The quality of the programmes put forward for the Sandford St Martin Awards this year shows that there’s no shortage of interest in religious programming. Viewing this year’s entries was an enjoyable task. And I’d like to thank my fellow judges – Cresta Norris, David Prest and Debbie Thrower for their insights and wisdom.
All of us as judges were struck by the depth and variety of those that made it onto the final shortlist of 10. The vast majority of programmes on the shortlist though, come from the BBC - and the corporation deserve due credit for continuing to produce such breadth in its coverage of faith matters. However, the lack of any significant religious output from ITV, Channel 5 and Sky is a matter for continuing regret.
All broadcasters though need to review the way in which they cover faith. There is a tendency to compartmentalise faith in a box called exotic, weird or “must do a bit” of. Yet, surveys say that at least 70% of the population have some sort of faith belief. What many of the shortlisted programmes show this year is how much the moral grounding of our society today is based on the different world-faiths.
My call on broadcasters over the coming year would be to get faith out of the box called “religion”. Faith has real relevance for life today and as such should be reflected across the broadcast spectrum. It must be mainstream.
Remember how one of the most visible challenges to the new religion of this age, known as ‘consumer-based market capitalism’, came with the arrival of the Occupy movement outside St Paul’s Cathedral. This kick-started the public debate that has since taken on bonuses, high pay and so on.
No doubt the various U-turns from the Church helped (as we say) – “give the story legs”. Those of us from the Catholic tradition had dreams that the protesters might up tents and move up the road to Westminster Cathedral plaza - but it was sadly not to be.
In the end though, the St Paul’s action brought forward a real questioning response from the Church to the destructive and unjust economic system that continues to dominate millions of lives today. The Church was once again centre-stage, relevant - 0and with a voice on an issue (economic justice) that really matters.

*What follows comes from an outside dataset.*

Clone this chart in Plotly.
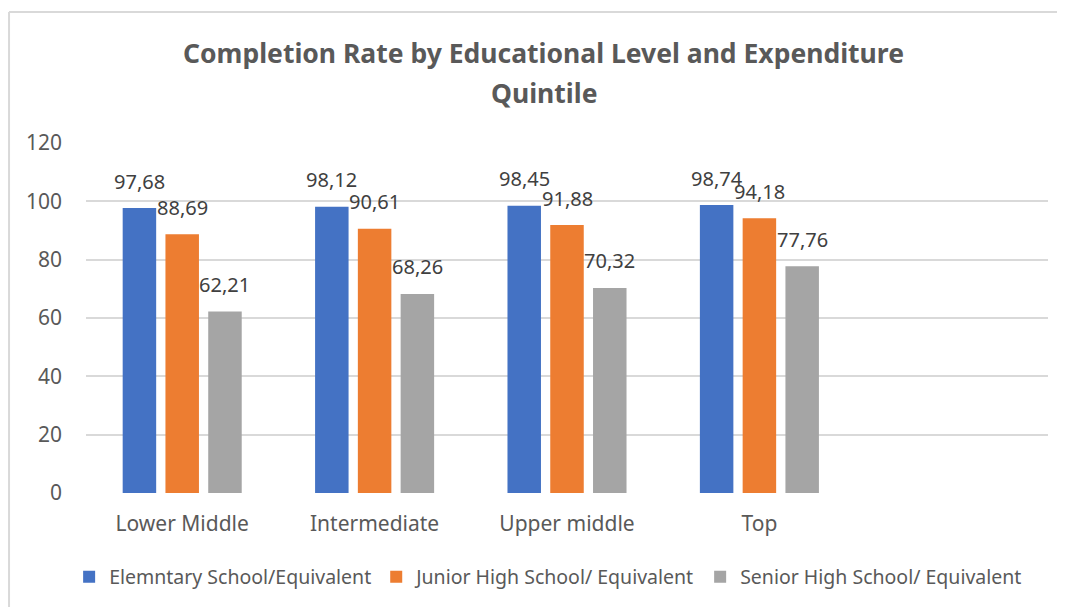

Broadcasters must think again - from the BBC with its excellent contribution to those that simply do not bother at all with religion. In the case of the BBC, why not broaden the faith dimension into the current affairs coverage. So say with some of the public debate programmes like Question Time and Any Questions, why not give faith a hearing. Faith leaders do represent people and important traditions, something that - dare I suggest the rota of “professional” comedians and journalists wheeled out weekly - don’t.
It would also be nice to hear a faith view on economic, environmental or peace discussions sometimes on programmes like Newsnight and Channel 4 News, rather than keep the faith people in those boxes marked “Gays”, “Abortion”, “Paedophiles” and “Assisted Dying”.
As the programmes on the shortlist tonight well illustrate, the area of faith has so much more to offer than simply being consigned to the box marked “Religion”.
Let’s open that box and let some light out into the rest of the TV lexicon!